The population genetics of sporophytic self–incompatibility in Senecio squalidus L. (Asteraceae): avoidance of mating constraints imposed by low S–allele number

• Published in: Philosophical transactions of the Royal Society of London. Series B. Biological sciences Vol. 358; no. 1434; pp. 1047 - 1050
• Main Authors: Brennan, Adrian C., Harris, Stephen A., Hiscock, Simon J.
• Format: Journal Article
• Language: English
• Published: England The Royal Society 29.06.2003
• Subjects: Allele; Alleles; Asteraceae; Ecological genetics; Evolution; Genes, Dominant - genetics; Genetic inheritance; Genetic loci; Genetics, Population; Inbreeding; Mate Availability; Mating behavior; Plants; Pollen; Population Bottleneck; Population estimates; Population genetics; Reproduction - genetics; S-allele; Senecio - genetics; Senecio squalidus; Sporophytic Self-Incompatibility; The Fluid Genome: Intraspecific Gene Flow; United Kingdom
• ISSN: 0962-8436; 1471-2970
• DOI: 10.1098/rstb.2003.1300

Senecio squalidus L. (Asteraceae) has been the subject of several ecological and population genetic studies due to its well-documented history of introduction, establishment and spread throughout Britain in the past 300 years.
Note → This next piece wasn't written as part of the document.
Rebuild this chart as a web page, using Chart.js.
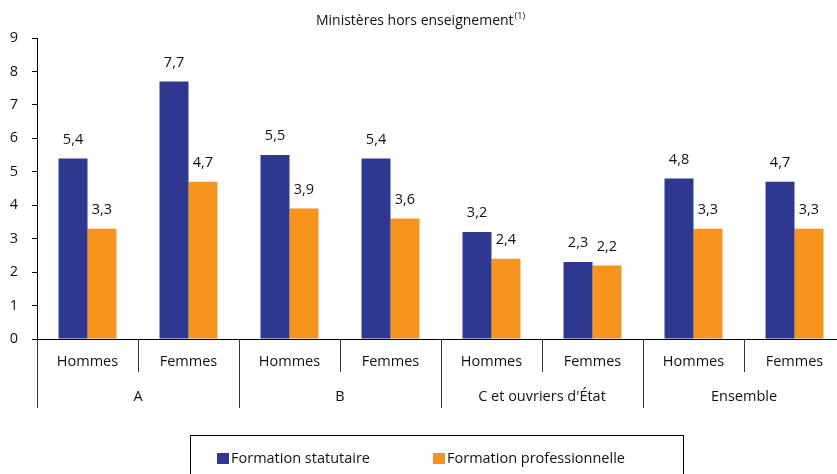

Our recent studies have focused on identifying and quantifying factors associated with the sporophytic self-incompatibility (SSI) system of S. squalidus that may have contributed to its success as a colonist. These findings are of general biological interest because they provide important insights into the short-term evolutionary dynamics of a plant mating system. The number of S-alleles in populations and their dominance interactions were investigated in eight wild British populations using cross-diallel studies. The numbers of S-alleles in British S. squalidus populations are typically low (average of 5.3 S-alleles) and the entire British population is estimated to possess no more than 7-11 S-alleles. Such low numbers of S-alleles are most probably a consequence of population bottlenecks associated with introduction and colonization. Potential evolutionary impacts on SSI caused by a paucity of S-alleles, such as restricted mate availability, are discussed, and we suggest that increased dominance interactions between S-alleles may be an important short-term means of increasing mate availability when S-allele numbers are low.